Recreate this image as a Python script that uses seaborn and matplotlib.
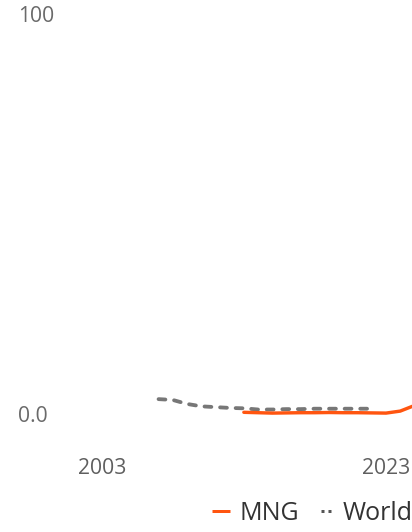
import matplotlib
matplotlib.use("Agg")
import matplotlib.pyplot as plt
import seaborn as sns
import pandas as pd
from matplotlib.lines import Line2D

# ---- data ----
world_years = list(range(2007, 2023))
world_values = [3.6, 3.4, 2.4, 1.8, 1.6, 1.4, 1.3, 1.0, 1.0, 1.1, 1.1, 1.2, 1.2, 1.2, 1.2, 1.2]
mng_years = list(range(2013, 2026))
mng_values = [0.3, 0.2, 0.1, 0.15, 0.2, 0.2, 0.25, 0.2, 0.2, 0.15, 0.1, 0.6, 2.0]
x_ticks = [2003, 2023]
x_tick_labels = ["2003", "2023"]
y_ticks = [0, 100]
y_tick_labels = ["0.0", "100"]
series_names = ["MNG", "World"]

ORANGE = "#FF5510"
GRAY = "#777777"

sns.set_style("white")
plt.rcParams["font.family"] = ["Open Sans", "DejaVu Sans"]

W, H = 412, 532
fig = plt.figure(figsize=(W / 100, H / 100), dpi=100)

# axes placement in pixels
ax_left, ax_right = 70, 412
ax_top, ax_bottom = 5, 425
ax = fig.add_axes([ax_left / W, 1 - ax_bottom / H, (ax_right - ax_left) / W, (ax_bottom - ax_top) / H])

world_df = pd.DataFrame({"year": world_years, "value": world_values})
mng_df = pd.DataFrame({"year": mng_years, "value": mng_values})

lw_world = 3.8 * 72 / 100
sns.lineplot(data=world_df, x="year", y="value", ax=ax, color=GRAY, linewidth=lw_world,
             linestyle=(0, (1.8, 2.3)), dash_capstyle="round")
sns.lineplot(data=mng_df, x="year", y="value", ax=ax, color=ORANGE, linewidth=3.4 * 72 / 100,
             solid_capstyle="round")

# scales: 2003 at px 101.7, 2023 at px 386; 0 at py 413.5, 100 at py 14.5
pxy = (386 - 101.7) / 20
x0 = 2003 - (101.7 - ax_left) / pxy
x1 = 2003 + (ax_right - 101.7) / pxy
ax.set_xlim(x0, x1)
pyu = (413.5 - 14.5) / 100
ax.set_ylim(0 - (ax_bottom - 413.5) / pyu, 100 + (14.5 - ax_top) / pyu)

ax.set_xticks(x_ticks)
ax.set_xticklabels(x_tick_labels)
ax.set_yticks(y_ticks)
ax.set_yticklabels(y_tick_labels)
ax.set_xlabel("")
ax.set_ylabel("")
for s in ax.spines.values():
    s.set_visible(False)
ax.grid(False)

ax.tick_params(axis="x", length=0, labelsize=15.2, labelcolor="#5f5f5f", pad=(458 - ax_bottom) * 0.72)
ax.tick_params(axis="y", length=0, labelsize=15.2, labelcolor="#6a6a6a", pad=(ax_left - 18) * 0.72)
for lab in ax.get_yticklabels():
    lab.set_horizontalalignment("left")

handles = [
    Line2D([], [], color=ORANGE, linewidth=3.0 * 72 / 100, solid_capstyle="butt"),
    Line2D([], [], color="#555555", linewidth=3.0 * 72 / 100, linestyle=(4.33, (1, 1.33, 1, 3))),
]
leg = fig.legend(handles, series_names, loc="center left",
                 bbox_to_anchor=(212 / W, 1 - 513 / H), ncol=2, frameon=False,
                 borderpad=0, borderaxespad=0, handlelength=0.7, handletextpad=0.4,
                 columnspacing=0.65, fontsize=18)
for t in leg.get_texts():
    t.set_color("#333333")

fig.savefig("out.png", dpi=100)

● ● ● ●

| Exercise details |
Write out again exactly the lines from the start of the data above through the line containing "ax.set_ylim(0 - (ax_bottom", inclusive, excluding any pictures.

| Exercise output |
Recreate this image as a Python script that uses seaborn and matplotlib.
import matplotlib
matplotlib.use("Agg")
import matplotlib.pyplot as plt
import seaborn as sns
import pandas as pd
from matplotlib.lines import Line2D

# ---- data ----
world_years = list(range(2007, 2023))
world_values = [3.6, 3.4, 2.4, 1.8, 1.6, 1.4, 1.3, 1.0, 1.0, 1.1, 1.1, 1.2, 1.2, 1.2, 1.2, 1.2]
mng_years = list(range(2013, 2026))
mng_values = [0.3, 0.2, 0.1, 0.15, 0.2, 0.2, 0.25, 0.2, 0.2, 0.15, 0.1, 0.6, 2.0]
x_ticks = [2003, 2023]
x_tick_labels = ["2003", "2023"]
y_ticks = [0, 100]
y_tick_labels = ["0.0", "100"]
series_names = ["MNG", "World"]

ORANGE = "#FF5510"
GRAY = "#777777"

sns.set_style("white")
plt.rcParams["font.family"] = ["Open Sans", "DejaVu Sans"]

W, H = 412, 532
fig = plt.figure(figsize=(W / 100, H / 100), dpi=100)

# axes placement in pixels
ax_left, ax_right = 70, 412
ax_top, ax_bottom = 5, 425
ax = fig.add_axes([ax_left / W, 1 - ax_bottom / H, (ax_right - ax_left) / W, (ax_bottom - ax_top) / H])

world_df = pd.DataFrame({"year": world_years, "value": world_values})
mng_df = pd.DataFrame({"year": mng_years, "value": mng_values})

lw_world = 3.8 * 72 / 100
sns.lineplot(data=world_df, x="year", y="value", ax=ax, color=GRAY, linewidth=lw_world,
             linestyle=(0, (1.8, 2.3)), dash_capstyle="round")
sns.lineplot(data=mng_df, x="year", y="value", ax=ax, color=ORANGE, linewidth=3.4 * 72 / 100,
             solid_capstyle="round")

# scales: 2003 at px 101.7, 2023 at px 386; 0 at py 413.5, 100 at py 14.5
pxy = (386 - 101.7) / 20
x0 = 2003 - (101.7 - ax_left) / pxy
x1 = 2003 + (ax_right - 101.7) / pxy
ax.set_xlim(x0, x1)
pyu = (413.5 - 14.5) / 100
ax.set_ylim(0 - (ax_bottom - 413.5) / pyu, 100 + (14.5 - ax_top) / pyu)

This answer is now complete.